#### Plotting code records:

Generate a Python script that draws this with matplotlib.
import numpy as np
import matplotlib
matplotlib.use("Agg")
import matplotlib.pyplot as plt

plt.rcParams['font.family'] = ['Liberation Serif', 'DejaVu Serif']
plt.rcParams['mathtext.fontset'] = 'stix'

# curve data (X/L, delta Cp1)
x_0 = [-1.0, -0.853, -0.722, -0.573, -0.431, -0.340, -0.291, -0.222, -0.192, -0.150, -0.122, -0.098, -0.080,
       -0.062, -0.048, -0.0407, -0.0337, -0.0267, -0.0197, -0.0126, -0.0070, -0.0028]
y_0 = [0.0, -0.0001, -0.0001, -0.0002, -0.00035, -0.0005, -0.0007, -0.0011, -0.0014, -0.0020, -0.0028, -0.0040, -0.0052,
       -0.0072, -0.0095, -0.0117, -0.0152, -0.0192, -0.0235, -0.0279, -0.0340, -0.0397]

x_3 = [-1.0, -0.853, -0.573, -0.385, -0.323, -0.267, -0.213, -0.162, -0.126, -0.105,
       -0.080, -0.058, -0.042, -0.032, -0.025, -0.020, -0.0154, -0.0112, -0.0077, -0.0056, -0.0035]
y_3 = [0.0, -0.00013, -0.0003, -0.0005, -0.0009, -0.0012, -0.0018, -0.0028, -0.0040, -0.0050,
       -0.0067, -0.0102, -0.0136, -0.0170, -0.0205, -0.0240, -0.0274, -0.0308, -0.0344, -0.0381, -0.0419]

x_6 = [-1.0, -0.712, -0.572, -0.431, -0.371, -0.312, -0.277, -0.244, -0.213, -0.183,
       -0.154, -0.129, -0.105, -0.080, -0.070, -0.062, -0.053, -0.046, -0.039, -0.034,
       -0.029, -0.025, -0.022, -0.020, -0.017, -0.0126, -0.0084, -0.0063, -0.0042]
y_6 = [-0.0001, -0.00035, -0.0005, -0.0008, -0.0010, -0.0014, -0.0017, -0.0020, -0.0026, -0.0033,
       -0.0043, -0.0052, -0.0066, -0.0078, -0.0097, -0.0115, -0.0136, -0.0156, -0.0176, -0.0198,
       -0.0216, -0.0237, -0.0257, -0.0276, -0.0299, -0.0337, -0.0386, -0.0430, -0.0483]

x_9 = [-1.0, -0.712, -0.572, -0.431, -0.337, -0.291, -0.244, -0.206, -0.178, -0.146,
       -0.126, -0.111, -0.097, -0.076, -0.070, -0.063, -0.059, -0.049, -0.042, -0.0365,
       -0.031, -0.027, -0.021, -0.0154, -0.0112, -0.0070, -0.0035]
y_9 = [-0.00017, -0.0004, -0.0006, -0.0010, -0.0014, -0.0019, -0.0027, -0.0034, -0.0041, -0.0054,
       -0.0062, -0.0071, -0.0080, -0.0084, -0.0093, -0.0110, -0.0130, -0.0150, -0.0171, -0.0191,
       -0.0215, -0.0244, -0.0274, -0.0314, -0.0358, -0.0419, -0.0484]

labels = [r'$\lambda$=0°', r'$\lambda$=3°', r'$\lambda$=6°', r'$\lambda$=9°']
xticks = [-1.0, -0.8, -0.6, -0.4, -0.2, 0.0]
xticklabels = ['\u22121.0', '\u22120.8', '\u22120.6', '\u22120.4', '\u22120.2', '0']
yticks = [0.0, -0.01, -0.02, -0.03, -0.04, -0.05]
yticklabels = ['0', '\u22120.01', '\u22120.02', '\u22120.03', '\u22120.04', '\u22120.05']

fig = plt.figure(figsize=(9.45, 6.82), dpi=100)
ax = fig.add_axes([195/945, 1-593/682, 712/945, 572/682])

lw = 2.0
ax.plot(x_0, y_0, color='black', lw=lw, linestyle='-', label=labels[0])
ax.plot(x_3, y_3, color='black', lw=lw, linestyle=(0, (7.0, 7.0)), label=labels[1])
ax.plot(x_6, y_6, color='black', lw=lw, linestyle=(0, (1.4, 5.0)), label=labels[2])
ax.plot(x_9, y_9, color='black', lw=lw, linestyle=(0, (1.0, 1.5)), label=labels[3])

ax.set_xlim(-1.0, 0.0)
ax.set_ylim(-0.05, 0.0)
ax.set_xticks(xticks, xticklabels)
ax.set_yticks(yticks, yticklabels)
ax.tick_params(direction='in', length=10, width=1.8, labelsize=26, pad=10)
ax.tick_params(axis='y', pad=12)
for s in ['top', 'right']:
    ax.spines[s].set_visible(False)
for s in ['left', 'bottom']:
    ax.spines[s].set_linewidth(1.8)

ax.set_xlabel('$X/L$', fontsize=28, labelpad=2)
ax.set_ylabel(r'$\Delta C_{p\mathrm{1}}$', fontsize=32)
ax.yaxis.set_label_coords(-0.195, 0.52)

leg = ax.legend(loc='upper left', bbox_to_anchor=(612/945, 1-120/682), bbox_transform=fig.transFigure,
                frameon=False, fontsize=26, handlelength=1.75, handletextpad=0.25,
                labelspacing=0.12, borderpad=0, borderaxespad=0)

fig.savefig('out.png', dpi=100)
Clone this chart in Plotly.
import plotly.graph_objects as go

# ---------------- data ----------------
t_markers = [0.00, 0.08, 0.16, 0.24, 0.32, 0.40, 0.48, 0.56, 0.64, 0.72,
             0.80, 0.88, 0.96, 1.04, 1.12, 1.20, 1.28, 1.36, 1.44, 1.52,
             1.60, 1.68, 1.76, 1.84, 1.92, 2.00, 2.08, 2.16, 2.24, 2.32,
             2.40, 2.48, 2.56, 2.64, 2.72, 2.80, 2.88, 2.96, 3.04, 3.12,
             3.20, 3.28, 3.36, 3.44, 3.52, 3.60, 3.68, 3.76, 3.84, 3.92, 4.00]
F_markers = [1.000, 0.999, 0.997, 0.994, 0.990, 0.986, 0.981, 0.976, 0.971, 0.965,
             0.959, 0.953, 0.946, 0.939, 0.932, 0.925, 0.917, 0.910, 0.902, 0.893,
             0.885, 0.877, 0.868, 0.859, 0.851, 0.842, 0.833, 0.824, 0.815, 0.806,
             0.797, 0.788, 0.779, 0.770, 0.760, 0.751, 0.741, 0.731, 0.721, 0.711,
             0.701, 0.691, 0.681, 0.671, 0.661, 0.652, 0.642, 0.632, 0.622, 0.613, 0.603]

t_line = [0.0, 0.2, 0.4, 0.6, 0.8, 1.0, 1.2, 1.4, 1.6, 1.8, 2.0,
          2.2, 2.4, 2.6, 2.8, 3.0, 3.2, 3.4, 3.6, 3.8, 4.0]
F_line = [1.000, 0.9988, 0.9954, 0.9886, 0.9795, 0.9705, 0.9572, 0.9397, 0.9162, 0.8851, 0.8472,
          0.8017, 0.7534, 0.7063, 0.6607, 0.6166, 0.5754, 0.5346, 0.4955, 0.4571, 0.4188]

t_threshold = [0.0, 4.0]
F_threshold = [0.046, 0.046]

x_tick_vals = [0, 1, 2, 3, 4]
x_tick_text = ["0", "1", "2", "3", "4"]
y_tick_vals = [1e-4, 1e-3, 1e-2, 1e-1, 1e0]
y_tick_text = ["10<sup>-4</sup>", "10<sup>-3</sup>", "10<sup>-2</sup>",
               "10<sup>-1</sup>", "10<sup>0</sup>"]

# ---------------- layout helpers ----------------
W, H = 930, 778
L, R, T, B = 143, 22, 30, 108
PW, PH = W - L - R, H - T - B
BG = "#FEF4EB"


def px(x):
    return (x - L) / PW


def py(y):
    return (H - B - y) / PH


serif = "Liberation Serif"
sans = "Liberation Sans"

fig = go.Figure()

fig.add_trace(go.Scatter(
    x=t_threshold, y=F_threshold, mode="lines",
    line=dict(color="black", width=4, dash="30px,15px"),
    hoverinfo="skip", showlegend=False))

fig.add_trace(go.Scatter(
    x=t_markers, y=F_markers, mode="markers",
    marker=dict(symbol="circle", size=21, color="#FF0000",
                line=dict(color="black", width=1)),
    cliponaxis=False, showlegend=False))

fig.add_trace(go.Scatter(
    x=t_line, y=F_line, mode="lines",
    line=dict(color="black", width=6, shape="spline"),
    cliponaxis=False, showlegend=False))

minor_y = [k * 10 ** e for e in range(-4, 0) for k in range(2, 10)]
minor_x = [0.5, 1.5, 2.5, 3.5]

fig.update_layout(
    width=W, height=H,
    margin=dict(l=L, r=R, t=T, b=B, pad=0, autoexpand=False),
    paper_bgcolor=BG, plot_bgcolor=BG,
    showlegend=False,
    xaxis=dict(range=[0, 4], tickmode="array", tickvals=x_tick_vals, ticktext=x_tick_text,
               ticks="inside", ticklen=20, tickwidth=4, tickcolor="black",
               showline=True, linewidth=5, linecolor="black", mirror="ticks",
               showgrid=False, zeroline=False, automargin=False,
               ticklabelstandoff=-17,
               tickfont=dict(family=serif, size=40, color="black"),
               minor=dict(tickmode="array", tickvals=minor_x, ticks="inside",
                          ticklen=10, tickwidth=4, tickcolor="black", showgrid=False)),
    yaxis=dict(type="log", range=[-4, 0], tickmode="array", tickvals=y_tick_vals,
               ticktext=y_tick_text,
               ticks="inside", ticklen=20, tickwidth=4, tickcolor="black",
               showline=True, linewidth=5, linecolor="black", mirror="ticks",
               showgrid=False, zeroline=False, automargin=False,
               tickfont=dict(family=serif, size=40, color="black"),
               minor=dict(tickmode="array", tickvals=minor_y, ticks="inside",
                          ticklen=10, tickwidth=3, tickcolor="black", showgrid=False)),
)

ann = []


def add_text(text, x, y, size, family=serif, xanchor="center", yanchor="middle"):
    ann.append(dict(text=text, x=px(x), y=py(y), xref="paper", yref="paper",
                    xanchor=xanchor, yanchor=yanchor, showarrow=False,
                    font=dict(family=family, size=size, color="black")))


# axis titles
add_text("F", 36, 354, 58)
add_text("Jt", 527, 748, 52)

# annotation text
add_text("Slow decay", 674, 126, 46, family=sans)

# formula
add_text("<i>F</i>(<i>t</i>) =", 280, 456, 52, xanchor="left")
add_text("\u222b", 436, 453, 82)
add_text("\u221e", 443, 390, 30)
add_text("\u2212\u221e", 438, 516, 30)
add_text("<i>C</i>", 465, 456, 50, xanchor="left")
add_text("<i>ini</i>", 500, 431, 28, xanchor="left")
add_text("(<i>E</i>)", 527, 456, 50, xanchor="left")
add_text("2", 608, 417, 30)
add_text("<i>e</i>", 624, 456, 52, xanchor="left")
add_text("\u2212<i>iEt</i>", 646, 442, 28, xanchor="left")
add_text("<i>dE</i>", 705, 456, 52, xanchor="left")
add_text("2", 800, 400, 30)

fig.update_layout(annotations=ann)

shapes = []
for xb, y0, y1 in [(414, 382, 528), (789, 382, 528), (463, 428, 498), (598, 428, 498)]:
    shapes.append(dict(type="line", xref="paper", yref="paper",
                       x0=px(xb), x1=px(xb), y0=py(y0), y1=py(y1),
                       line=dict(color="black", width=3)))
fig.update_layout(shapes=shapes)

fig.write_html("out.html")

#### REQUIRED TASK:
Find how many lines in the listing hold "this", and reply with that number only.

#### OUTPUT OF THE EXERCISE:
2